All LDO’s tested out perfect, we’ve got ~2.5V in and 1.8V out from each. So much for an easy fix, so now it’s time to get down and dirty, 72 individual checks of the basics, RI and CLK (all the ASICs have test points available on the bottom of the board.) As I moved through each ASIC, starting at 72, I found an anomaly at ASIC 28. I verified proper voltages to RI (1.8V) and CLK (0.8V) at all ASICS until I got to ASIC 28, which has CLK at 0.95V but 0V at RI. ASIC’s from 1-27 also have 0V at RI. Aha! I’m thinking short at this point, so where is the short? I moved to pulling off the heatsinks in that entire row, inspected, reflowed the joints, but still having the “found 0 asics” error in the kernel log.
We now go back to the schematics to see how the chains are organized and if there’s any reason this particular ASIC could take out the chain before it, or is there another one in the chain doing the damage.
I’ve also verified that CO (pin 4) and BO (pin 2) read 1.8V on ASIC28, so if there’s a short to ground causing the 0V at RI (pin 3), it’s not there. If we go back one ASIC in the chain, ASIC 27, we also measure RI as 0V. ASIC 27 outputs RO (pin 26) into RI (pin 3) of ASIC 28. Of note, the two pins on either side of RO are CI (pin 25) and BI (pin 27.) When we go to the schematics we see that CI (pin 25) is the transmit signal that goes to CO (pin 4) of ASIC 28. We also see that BI (pin 27) is shown as tied to ground and is tied to BO (pin 2) of ASIC 28.
OK, that’s a lot of data, but one thing that stands out, if on ASIC 27 BI (pin 27) is tied to ground, can there be a short from BI (pin 27) to RO (pin 26) and would that cause us to see 0V on RI at ASIC 28?
I measured resistance between each of the pins on each ASIC, and verified that each ASIC had continuity from input to output of the next, no issues. Now I’m getting frustrated, I think it’s something with ASIC 28, but that’s a PITA to remove. I’ve tried reflowing to no avail, guess my next step is to attempt to remove it with a heat gun and then replace, this could get interesting.
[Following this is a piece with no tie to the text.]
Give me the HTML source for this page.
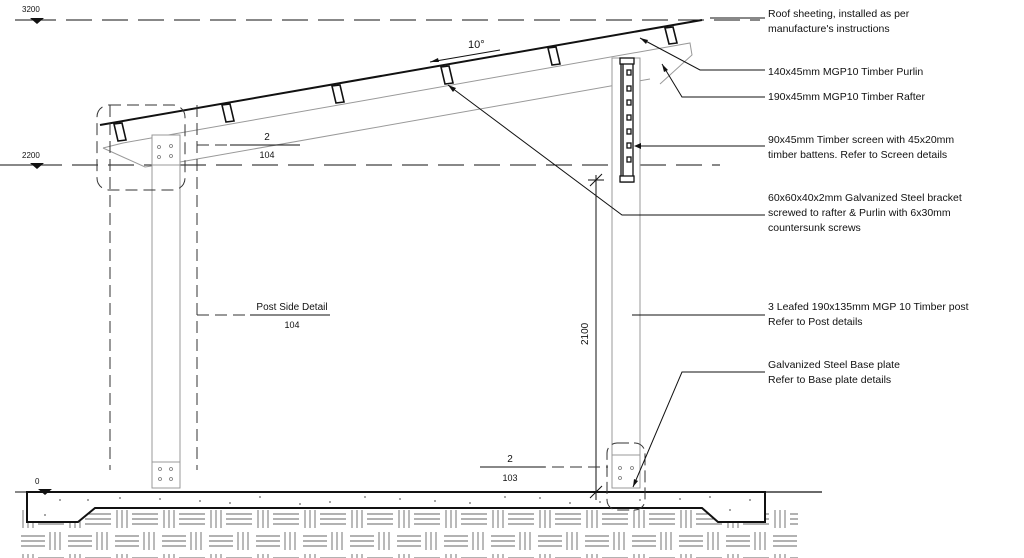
<!DOCTYPE html>
<html><head><meta charset="utf-8"><style>
html,body{margin:0;padding:0;background:#fff;}
svg{display:block;font-family:"Liberation Sans",sans-serif;}
</style></head><body>
<svg width="1024" height="558" viewBox="0 0 1024 558" xmlns="http://www.w3.org/2000/svg">
<defs>
<pattern id="brk" x="20" y="509" width="47" height="44" patternUnits="userSpaceOnUse">
<g stroke="#666" stroke-width="0.9" fill="none">
<path d="M3 1v18M8 1v18M13 1v18"/>
<path d="M18 5h26M18 10h26M18 15h26"/>
<path d="M1 27h24M1 32h24M1 37h24"/>
<path d="M30 23v18M35 23v18M40 23v18"/>
</g>
</pattern>
</defs>
<rect width="1024" height="558" fill="#fff"/>
<!-- ground brick -->
<rect x="18" y="505" width="780" height="53" fill="url(#brk)"/>
<!-- slab -->
<path d="M27 492 H765 V522 H718 L702 508 H95 L78 522 H27 Z" fill="#fff" stroke="#111" stroke-width="2"/>
<line x1="765" y1="492" x2="822" y2="492" stroke="#111" stroke-width="1.3"/>
<g fill="#666">
<circle cx="60" cy="500" r="0.9"/><circle cx="120" cy="498" r="0.9"/><circle cx="200" cy="501" r="0.9"/><circle cx="260" cy="497" r="0.9"/><circle cx="330" cy="502" r="0.9"/><circle cx="400" cy="499" r="0.9"/><circle cx="470" cy="503" r="0.9"/><circle cx="540" cy="498" r="0.9"/><circle cx="600" cy="502" r="0.9"/><circle cx="680" cy="499" r="0.9"/><circle cx="730" cy="510" r="0.9"/><circle cx="45" cy="515" r="0.9"/><circle cx="88" cy="500" r="0.9"/><circle cx="300" cy="504" r="0.9"/><circle cx="750" cy="500" r="0.9"/>
<circle cx="160" cy="499" r="0.9"/><circle cx="230" cy="503" r="0.9"/><circle cx="365" cy="497" r="0.9"/><circle cx="435" cy="501" r="0.9"/><circle cx="505" cy="497" r="0.9"/><circle cx="570" cy="503" r="0.9"/><circle cx="640" cy="500" r="0.9"/><circle cx="710" cy="497" r="0.9"/>
</g>
<!-- level lines -->
<g stroke="#111" stroke-width="1" stroke-dasharray="26,10">
<line x1="30" y1="20" x2="760" y2="20"/>
<line x1="0" y1="165" x2="330" y2="165"/>
<line x1="330" y1="165" x2="620" y2="165"/>
<line x1="640" y1="165" x2="720" y2="165"/>
</g>
<g font-size="8" fill="#111">
<text x="22" y="12">3200</text><text x="22" y="158">2200</text><text x="35" y="484">0</text>
</g>
<path d="M30 18h14l-7 6z M30 163h14l-7 6z M38 489h14l-7 6z" fill="#111"/>
<line x1="15" y1="20" x2="45" y2="20" stroke="#111"/>
<line x1="15" y1="165" x2="45" y2="165" stroke="#111"/>
<line x1="15" y1="492" x2="40" y2="492" stroke="#111"/>
<!-- rafter -->
<path d="M123 143 L690 43 L692 55 L660 84 M180 162 L650 79 M103 148 L145 167 L180 162 M103 148 L123 143" fill="none" stroke="#999" stroke-width="1"/>
<!-- roof sheet -->
<line x1="100" y1="125" x2="702" y2="20" stroke="#111" stroke-width="2"/>
<!-- purlins -->
<g fill="#fff" stroke="#111" stroke-width="1.6">
<path d="M114 124l8-1 4 17-8 1z"/>
<path d="M222 105l8-1 4 17-8 1z"/>
<path d="M332 86l8-1 4 17-8 1z"/>
<path d="M441 67l8-1 4 17-8 1z"/>
<path d="M548 48l8-1 4 17-8 1z"/>
<path d="M665 28l8-1 4 16-8 1z"/>
</g>
<!-- 10 deg -->
<text x="468" y="48" font-size="11" fill="#111">10°</text>
<path d="M500 50 L430 62" stroke="#111"/><path d="M430 62l8-4 1 4z" fill="#111"/>
<!-- left post -->
<g fill="#fff" stroke="#999" stroke-width="1">
<rect x="152" y="135" width="28" height="353"/>
<rect x="152" y="135" width="28" height="30"/>
<rect x="152" y="462" width="28" height="26"/>
</g>
<g fill="none" stroke="#777" stroke-width="0.8">
<circle cx="159" cy="147" r="1.5"/><circle cx="171" cy="146" r="1.5"/><circle cx="159" cy="157" r="1.5"/><circle cx="171" cy="156" r="1.5"/>
<circle cx="160" cy="469" r="1.5"/><circle cx="171" cy="469" r="1.5"/><circle cx="160" cy="479" r="1.5"/><circle cx="171" cy="479" r="1.5"/>
</g>
<!-- left detail dashed -->
<g fill="none" stroke="#333" stroke-width="1" stroke-dasharray="12,6">
<rect x="97" y="105" width="88" height="85" rx="12"/>
<line x1="110" y1="105" x2="110" y2="470"/>
<line x1="197" y1="105" x2="197" y2="470"/>
<line x1="197" y1="315" x2="258" y2="315"/>
<line x1="197" y1="145" x2="255" y2="145"/>
</g>
<line x1="230" y1="145" x2="300" y2="145" stroke="#111"/>
<line x1="250" y1="315" x2="330" y2="315" stroke="#111"/>
<g font-size="10" fill="#111" text-anchor="middle">
<text x="267" y="140">2</text><text x="267" y="158" font-size="9">104</text>
<text x="292" y="310">Post Side Detail</text><text x="292" y="328" font-size="9">104</text>
<text x="510" y="462">2</text><text x="510" y="481" font-size="9">103</text>
</g>
<!-- right post -->
<g fill="#fff" stroke="#999" stroke-width="1">
<rect x="612" y="58" width="28" height="430"/>
</g>
<!-- screen -->
<g fill="#fff" stroke="#111" stroke-width="1.3">
<rect x="621" y="60" width="12" height="122"/>
<rect x="620" y="58" width="14" height="6"/>
<rect x="620" y="176" width="14" height="6"/>
<path d="M623 64v112"/>
<rect x="627" y="70" width="4" height="5"/><rect x="627" y="86" width="4" height="5"/><rect x="627" y="100" width="4" height="5"/><rect x="627" y="115" width="4" height="5"/><rect x="627" y="129" width="4" height="5"/><rect x="627" y="143" width="4" height="5"/><rect x="627" y="157" width="4" height="5"/>
</g>
<!-- 2100 dim -->
<line x1="596" y1="175" x2="596" y2="500" stroke="#111"/>
<line x1="588" y1="180" x2="604" y2="180" stroke="#111"/>
<line x1="590" y1="186" x2="602" y2="174" stroke="#111"/>
<line x1="590" y1="498" x2="602" y2="486" stroke="#111"/>
<text x="588" y="345" font-size="10" fill="#111" transform="rotate(-90 588 345)">2100</text>
<!-- right base detail -->
<rect x="607" y="443" width="38" height="67" rx="10" fill="none" stroke="#333" stroke-dasharray="12,5"/>
<rect x="612" y="455" width="28" height="33" fill="#fff" stroke="#999"/>
<g fill="none" stroke="#777" stroke-width="0.8"><circle cx="620" cy="468" r="1.5"/><circle cx="632" cy="468" r="1.5"/><circle cx="620" cy="478" r="1.5"/></g>
<line x1="480" y1="467" x2="608" y2="467" stroke="#333" stroke-dasharray="12,6"/>
<line x1="480" y1="467" x2="545" y2="467" stroke="#111"/>
<!-- leaders -->
<g stroke="#111" stroke-width="1" fill="none">
<path d="M765 18 H710"/>
<path d="M765 70 H700 L640 38"/>
<path d="M765 97 H682 L662 64"/>
<path d="M765 146 H635"/>
<path d="M765 215 H622 L448 85"/>
<path d="M765 315 H632"/>
<path d="M765 372 H682 L633 487"/>
</g>
<g fill="#111">
<path d="M640 38l8 2-2 4z"/><path d="M662 64l6 6-4 2z"/><path d="M634 146l7-3v6z"/><path d="M448 85l8 3-3 4z"/><path d="M633 487l1-8 4 2z"/>
</g>
<!-- labels -->
<g font-size="10.5" fill="#111">
<text x="768" y="17">Roof sheeting, installed as per</text>
<text x="768" y="32">manufacture's instructions</text>
<text x="768" y="75">140x45mm MGP10 Timber Purlin</text>
<text x="768" y="100">190x45mm MGP10 Timber Rafter</text>
<text x="768" y="143">90x45mm Timber screen with 45x20mm</text>
<text x="768" y="158">timber battens. Refer to Screen details</text>
<text x="768" y="201">60x60x40x2mm Galvanized Steel bracket</text>
<text x="768" y="216">screwed to rafter &amp; Purlin with 6x30mm</text>
<text x="768" y="231">countersunk screws</text>
<text x="768" y="310">3 Leafed 190x135mm MGP 10 Timber post</text>
<text x="768" y="325">Refer to Post details</text>
<text x="768" y="368">Galvanized Steel Base plate</text>
<text x="768" y="383">Refer to Base plate details</text>
</g>
</svg>
</body></html>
One hot air reflow knife, 1 pair of tweezers, a lot of flux, and even more patience pays off. It took me a good 2-3 minutes before I was able to pop ASIC 28 off, but I ultimately won. I’ve heard folks say it takes 30 seconds, well, they must have better gear than me. Anyway, after popping ASIC 28 off, cleaning the pads, and cleaning the board I was ready to throw it back into a system and see what we have.
Chain 0, 27 asics found
This was music to my ears, I flipped the board over and measured RI at ASIC 27 and several between that and ASIC 1, 1.8V! As my son would say, “We did it!!!” We found the issue, I looked at the kernel log and all CRC5 errors were gone, and on the miner status page we could clearly see 27 asics found. I felt the biggest sense of relief and victory.
But now the hard part, I’ve never soldered on a new ASIC on one of these. That’s a different story for a different time, but for now we’ve slayed the dragon (the dragon being CRC5 errors.)
CRC5 errors seem to point to a bad ASIC. If you’re receiving these I would move immediately to testing the voltages (RST, BO, RI, CO, CLK) with power and a data cable installed. You may need to press the test (or IP_Sig) button to start the buck controller so the LDOs are operating so keep that in mind. The board won’t output ~10V from the buck controller without this, and you’ll need to do this every minute or two when the board is in test mode.
If you get an anomaly on one of these output voltages it could be that particular ASIC, or the ASIC up the chain. Shooters choice as to which it can be, but you are much closer to solving this problem.